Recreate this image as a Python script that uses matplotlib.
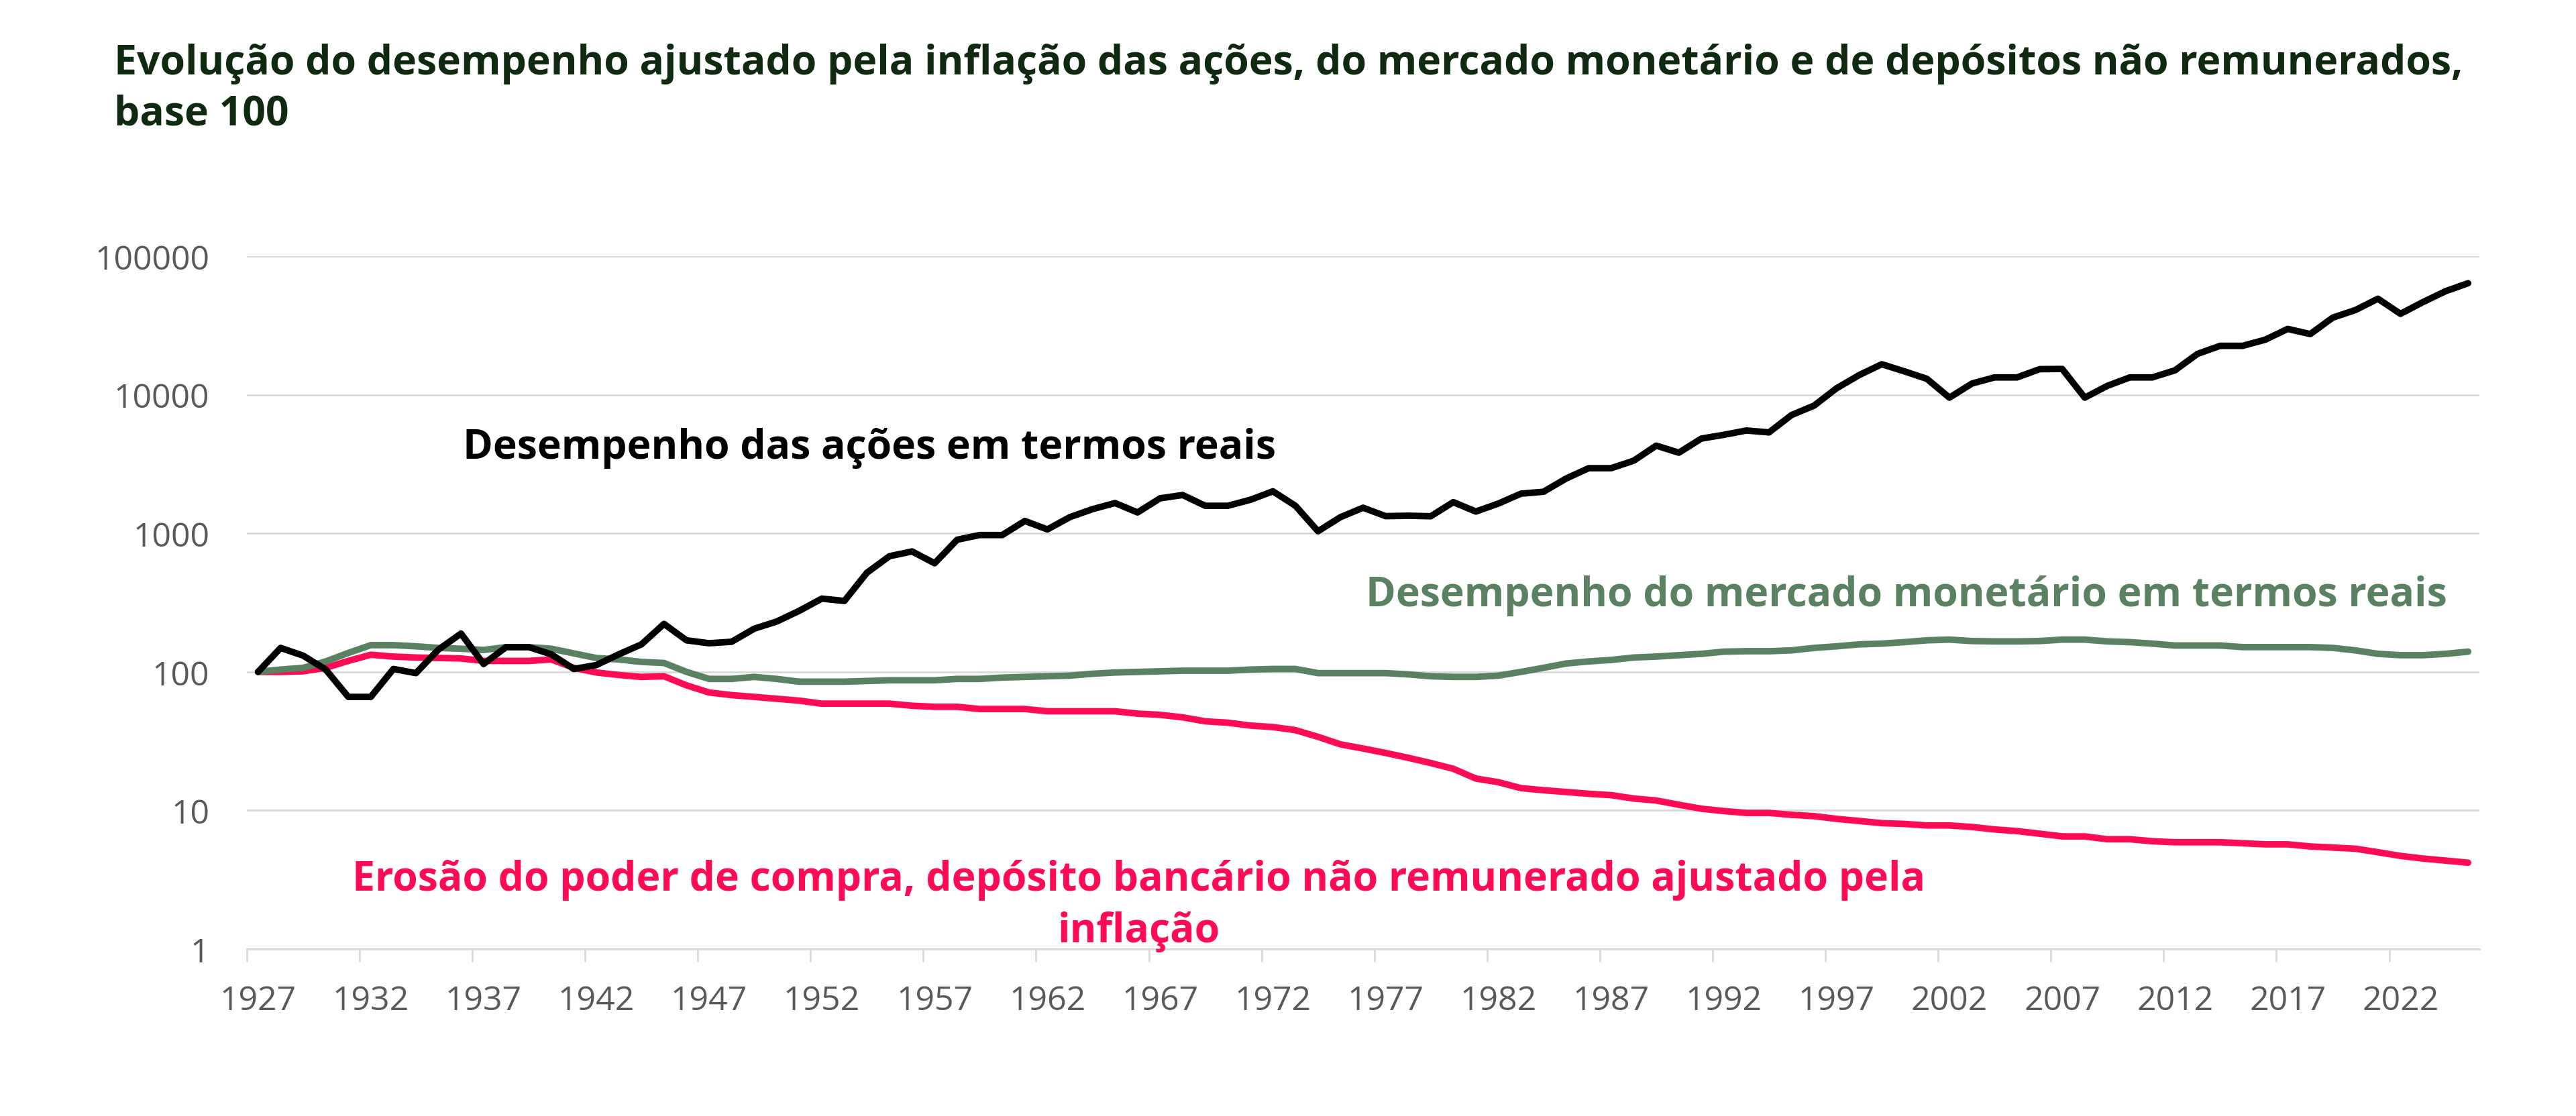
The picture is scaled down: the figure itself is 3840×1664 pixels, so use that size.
import matplotlib
matplotlib.use('Agg')
import matplotlib.pyplot as plt
import matplotlib.ticker as ticker
import numpy as np

plt.rcParams["font.family"] = ['Open Sans', 'DejaVu Sans']

# data, base 100
years = list(range(1927, 2026))

stocks = [100, 149, 131, 104, 66, 66, 105, 98, 145, 189,
          114, 151, 151, 134, 105, 112, 134, 158, 222, 169,
          161, 165, 205, 231, 276, 338, 325, 520, 684, 740,
          608, 899, 972, 972, 1228, 1067, 1309, 1494, 1654, 1415,
          1790, 1890, 1580, 1580, 1745, 2010, 1580, 1035, 1309, 1530,
          1330, 1340, 1328, 1679, 1436, 1640, 1933, 1995, 2483, 2951,
          2951, 3343, 4294, 3818, 4828, 5140, 5520, 5350, 7140, 8350,
          11150, 13870, 16600, 14760, 13030, 9530, 12050, 13340, 13340, 15300,
          15350, 9530, 11590, 13340, 13340, 15000, 19720, 22530, 22530, 24940,
          29860, 27410, 36030, 40830, 49300, 38370, 46650, 55850, 63800]

money_market = [100, 104, 107, 119, 137, 156, 156, 153, 149, 147,
                144, 151, 151, 147, 136, 126, 123, 118, 116, 100,
                89, 89, 92, 89, 85, 85, 85, 86, 87, 87,
                87, 89, 89, 91, 92, 93, 94, 97, 99, 100,
                101, 102, 102, 102, 104, 105, 105, 98, 98, 98,
                98, 96, 93, 92, 92, 94, 100, 107, 115, 119,
                122, 127, 129, 132, 135, 140, 141, 141, 143, 149,
                153, 158, 160, 164, 169, 171, 167, 166, 166, 167,
                171, 171, 166, 164, 160, 155, 155, 155, 151, 151,
                151, 151, 149, 143, 135, 132, 132, 135, 140]

deposits = [100, 100, 101, 107, 120, 133, 129, 127, 126, 125,
            120, 120, 120, 123, 107, 99, 95, 92, 93, 80,
            71, 68, 66, 64, 62, 59, 59, 59, 59, 57,
            56, 56, 54, 54, 54, 52, 52, 52, 52, 50,
            49, 47, 44, 43, 41, 40, 38, 34, 30, 28,
            26, 24, 22, 20, 17, 16, 14.5, 14.0, 13.6, 13.2,
            12.9, 12.2, 11.8, 11.0, 10.3, 9.9, 9.6, 9.6, 9.3, 9.1,
            8.7, 8.4, 8.1, 8.0, 7.8, 7.8, 7.6, 7.3, 7.1, 6.8,
            6.5, 6.5, 6.2, 6.2, 6.0, 5.9, 5.9, 5.9, 5.8, 5.7,
            5.7, 5.5, 5.4, 5.3, 5.0, 4.7, 4.5, 4.35, 4.2]

title = ('Evolução do desempenho ajustado pela inflação das ações, do mercado monetário '
         'e de depósitos não remunerados,\nbase 100')
label_stocks = 'Desempenho das ações em termos reais'
label_mm = 'Desempenho do mercado monetário em termos reais'
label_dep = 'Erosão do poder de compra, depósito bancário não remunerado ajustado pela\ninflação'

c_black = '#000000'
c_green = '#5A8262'
c_red = '#FF0A54'
c_grid = '#D9D9D9'
c_tick = '#595959'
fs_text = 43.7

fig = plt.figure(figsize=(38.4, 16.65), dpi=100)
ax = fig.add_axes([0.0958, 0.1495, 0.8667, 0.6205])

x = np.arange(len(years))
ax.plot(x, deposits, color=c_red, lw=7, solid_joinstyle='round', solid_capstyle='round', zorder=3)
ax.plot(x, money_market, color=c_green, lw=7, solid_joinstyle='round', solid_capstyle='round', zorder=4)
ax.plot(x, stocks, color=c_black, lw=7, solid_joinstyle='round', solid_capstyle='round', zorder=5)

ax.set_yscale('log')
ax.set_ylim(1, 100000)
ax.set_xlim(-0.5, len(years) - 0.5)

ax.yaxis.set_major_locator(ticker.FixedLocator([1, 10, 100, 1000, 10000, 100000]))
ax.yaxis.set_minor_locator(ticker.NullLocator())
ax.yaxis.set_major_formatter(ticker.FuncFormatter(lambda v, p: '%d' % v))
ax.grid(axis='y', color=c_grid, lw=2, zorder=0)

# labels at category centres, tick marks at category boundaries
ax.xaxis.set_major_locator(ticker.FixedLocator(np.arange(-0.5, len(years), 5)))
ax.xaxis.set_major_formatter(ticker.NullFormatter())
ax.xaxis.set_minor_locator(ticker.FixedLocator(x[::5]))
ax.xaxis.set_minor_formatter(ticker.FixedFormatter([str(y) for y in years[::5]]))
ax.tick_params(axis='x', which='major', length=14, width=2, color=c_grid, direction='out')
ax.tick_params(axis='x', which='minor', length=0, pad=38, labelsize=36, labelcolor=c_tick)
ax.tick_params(axis='y', length=0, pad=40, labelsize=36, labelcolor=c_tick)

for s in ['top', 'right', 'left']:
    ax.spines[s].set_visible(False)
ax.spines['bottom'].set_color(c_grid)
ax.spines['bottom'].set_linewidth(2)

ax.text(27.1, 3500, label_stocks, color=c_black, fontsize=fs_text, fontweight='bold',
        ha='center', va='baseline')
ax.text(73.1, 301, label_mm, color=c_green, fontsize=fs_text, fontweight='bold',
        ha='center', va='baseline')
# baseline of the last line
ax.text(39.05, 1.137, label_dep, color=c_red, fontsize=fs_text, fontweight='bold',
        ha='center', va='baseline', multialignment='center', linespacing=1.33)

fig.text(0.0443, 0.8877, title, color='#102A12', fontsize=fs_text, fontweight='bold',
         ha='left', va='baseline', linespacing=1.33)

fig.savefig('out.png', dpi=100)
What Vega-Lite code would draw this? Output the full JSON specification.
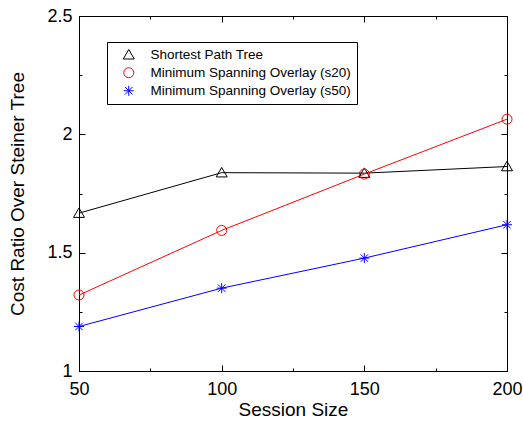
{
  "$schema": "https://vega.github.io/schema/vega-lite/v6.json",
  "width": 428,
  "height": 355,
  "autosize": "none",
  "padding": {"left": 79, "top": 16, "right": 16, "bottom": 59},
  "background": "white",
  "config": {
    "view": {"stroke": "black", "strokeWidth": 1},
    "font": "Liberation Sans"
  },
  "data": {
    "values": [
      {"size": 50, "ratio": 1.667, "series": "Shortest Path Tree"},
      {"size": 100, "ratio": 1.838, "series": "Shortest Path Tree"},
      {"size": 150, "ratio": 1.836, "series": "Shortest Path Tree"},
      {"size": 200, "ratio": 1.864, "series": "Shortest Path Tree"},
      {"size": 50, "ratio": 1.321, "series": "Minimum Spanning Overlay (s20)"},
      {"size": 100, "ratio": 1.594, "series": "Minimum Spanning Overlay (s20)"},
      {"size": 150, "ratio": 1.832, "series": "Minimum Spanning Overlay (s20)"},
      {"size": 200, "ratio": 2.064, "series": "Minimum Spanning Overlay (s20)"},
      {"size": 50, "ratio": 1.188, "series": "Minimum Spanning Overlay (s50)"},
      {"size": 100, "ratio": 1.35, "series": "Minimum Spanning Overlay (s50)"},
      {"size": 150, "ratio": 1.477, "series": "Minimum Spanning Overlay (s50)"},
      {"size": 200, "ratio": 1.618, "series": "Minimum Spanning Overlay (s50)"}
    ]
  },
  "layer": [
    {
      "mark": {"type": "line", "strokeWidth": 1},
      "encoding": {
        "x": {
          "field": "size", "type": "quantitative",
          "scale": {"domain": [50, 200], "nice": false, "zero": false},
          "axis": {
            "orient": "bottom", "title": "Session Size",
            "values": [50, 75, 100, 125, 150, 175, 200],
            "labelExpr": "datum.value % 50 === 0 ? '' + datum.value : ''",
            "labelFlush": false,
            "grid": false, "domainColor": "black", "tickColor": "black",
            "tickSize": -6, "labelPadding": 15,
            "labelFontSize": 18, "labelColor": "black", "labelFont": "Liberation Sans",
            "titleFontSize": 19, "titleFontWeight": "normal", "titleColor": "black", "titleFont": "Liberation Sans",
            "titlePadding": 2,
            "encoding": {"ticks": {"y2": {"value": {"expr": "datum.value % 50 === 0 ? -6 : -3"}}}}
          }
        },
        "y": {
          "field": "ratio", "type": "quantitative",
          "scale": {"domain": [1, 2.5], "nice": false, "zero": false},
          "axis": {
            "orient": "left", "title": "Cost Ratio Over Steiner Tree",
            "values": [1, 1.25, 1.5, 1.75, 2, 2.25, 2.5],
            "labelExpr": "(datum.value * 2) % 1 === 0 ? '' + datum.value : ''",
            "labelFlush": false,
            "grid": false, "domainColor": "black", "tickColor": "black",
            "tickSize": -6, "labelPadding": 13,
            "labelFontSize": 18, "labelColor": "black", "labelFont": "Liberation Sans",
            "titleFontSize": 19, "titleFontWeight": "normal", "titleColor": "black", "titleFont": "Liberation Sans",
            "titlePadding": 19,
            "encoding": {"ticks": {"x2": {"value": {"expr": "(datum.value * 2) % 1 === 0 ? 6 : 3"}}}}
          }
        },
        "color": {
          "field": "series", "type": "nominal",
          "scale": {
            "domain": ["Shortest Path Tree", "Minimum Spanning Overlay (s20)", "Minimum Spanning Overlay (s50)"],
            "range": ["#000000", "#ff0000", "#0000ff"]
          }
        }
      }
    },
    {
      "mark": {"type": "point", "filled": false, "size": 100, "strokeWidth": 1, "opacity": 1},
      "encoding": {
        "x": {
          "field": "size", "type": "quantitative",
          "axis": {
            "orient": "top", "title": null, "labels": false,
            "values": [50, 75, 100, 125, 150, 175, 200],
            "grid": false, "domainColor": "black", "tickColor": "black", "tickSize": -6,
            "encoding": {"ticks": {"y2": {"value": {"expr": "datum.value % 50 === 0 ? 6 : 3"}}}}
          }
        },
        "y": {
          "field": "ratio", "type": "quantitative",
          "axis": {
            "orient": "right", "title": null, "labels": false,
            "values": [1, 1.25, 1.5, 1.75, 2, 2.25, 2.5],
            "grid": false, "domainColor": "black", "tickColor": "black", "tickSize": -6,
            "encoding": {"ticks": {"x2": {"value": {"expr": "(datum.value * 2) % 1 === 0 ? -6 : -3"}}}}
          }
        },
        "color": {
          "field": "series", "type": "nominal",
          "legend": {
            "orient": "none", "legendX": 28, "legendY": 26,
            "title": null,
            "strokeColor": "black", "fillColor": "white",
            "padding": 6, "rowPadding": 3,
            "symbolSize": 100, "symbolOffset": 9, "labelOffset": 15,
            "symbolStrokeWidth": 1,
            "labelLimit": 0,
            "labelFontSize": 13.5, "labelColor": "black", "labelFont": "Liberation Sans",
            "encoding": {
              "symbols": {
                "shape": {"value": {"expr": "datum.value === 'Shortest Path Tree' ? 'M-2.54,-1.05L-1.44,0.85L-3.64,0.85ZM2.54,-1.05L3.64,0.85L1.44,0.85ZM-2,0L2,0' : datum.value === 'Minimum Spanning Overlay (s20)' ? 'M-1.54,0A1,1,0,1,1,-3.54,0A1,1,0,1,1,-1.54,0ZM3.54,0A1,1,0,1,1,1.54,0A1,1,0,1,1,3.54,0ZM-1.54,0L1.54,0' : 'M-3.54,0L3.54,0M-2.54,-1L-2.54,1M-3.29,-0.75L-1.79,0.75M-3.29,0.75L-1.79,-0.75M2.54,-1L2.54,1M1.79,-0.75L3.29,0.75M1.79,0.75L3.29,-0.75'"}}
              }
            }
          }
        },
        "shape": {
          "field": "series", "type": "nominal",
          "scale": {
            "domain": ["Shortest Path Tree", "Minimum Spanning Overlay (s20)", "Minimum Spanning Overlay (s50)"],
            "range": ["M0,-1.05L1.1,0.85L-1.1,0.85Z", "circle", "M-1,0L1,0M0,-1L0,1M-0.75,-0.75L0.75,0.75M-0.75,0.75L0.75,-0.75"]
          }
        }
      }
    }
  ],
  "resolve": {"axis": {"x": "independent", "y": "independent"}}
}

+ + + + + + +

Exercise instructions:
Copy only the part of the records that runs from the first line to the line with "151, 151, 149, 143, 135, 132, 132, 135, 140]", ends included, leaving pictures out.

Reply to the task:
Recreate this image as a Python script that uses matplotlib.
The picture is scaled down: the figure itself is 3840×1664 pixels, so use that size.
import matplotlib
matplotlib.use('Agg')
import matplotlib.pyplot as plt
import matplotlib.ticker as ticker
import numpy as np

plt.rcParams["font.family"] = ['Open Sans', 'DejaVu Sans']

# data, base 100
years = list(range(1927, 2026))

stocks = [100, 149, 131, 104, 66, 66, 105, 98, 145, 189,
          114, 151, 151, 134, 105, 112, 134, 158, 222, 169,
          161, 165, 205, 231, 276, 338, 325, 520, 684, 740,
          608, 899, 972, 972, 1228, 1067, 1309, 1494, 1654, 1415,
          1790, 1890, 1580, 1580, 1745, 2010, 1580, 1035, 1309, 1530,
          1330, 1340, 1328, 1679, 1436, 1640, 1933, 1995, 2483, 2951,
          2951, 3343, 4294, 3818, 4828, 5140, 5520, 5350, 7140, 8350,
          11150, 13870, 16600, 14760, 13030, 9530, 12050, 13340, 13340, 15300,
          15350, 9530, 11590, 13340, 13340, 15000, 19720, 22530, 22530, 24940,
          29860, 27410, 36030, 40830, 49300, 38370, 46650, 55850, 63800]

money_market = [100, 104, 107, 119, 137, 156, 156, 153, 149, 147,
                144, 151, 151, 147, 136, 126, 123, 118, 116, 100,
                89, 89, 92, 89, 85, 85, 85, 86, 87, 87,
                87, 89, 89, 91, 92, 93, 94, 97, 99, 100,
                101, 102, 102, 102, 104, 105, 105, 98, 98, 98,
                98, 96, 93, 92, 92, 94, 100, 107, 115, 119,
                122, 127, 129, 132, 135, 140, 141, 141, 143, 149,
                153, 158, 160, 164, 169, 171, 167, 166, 166, 167,
                171, 171, 166, 164, 160, 155, 155, 155, 151, 151,
                151, 151, 149, 143, 135, 132, 132, 135, 140]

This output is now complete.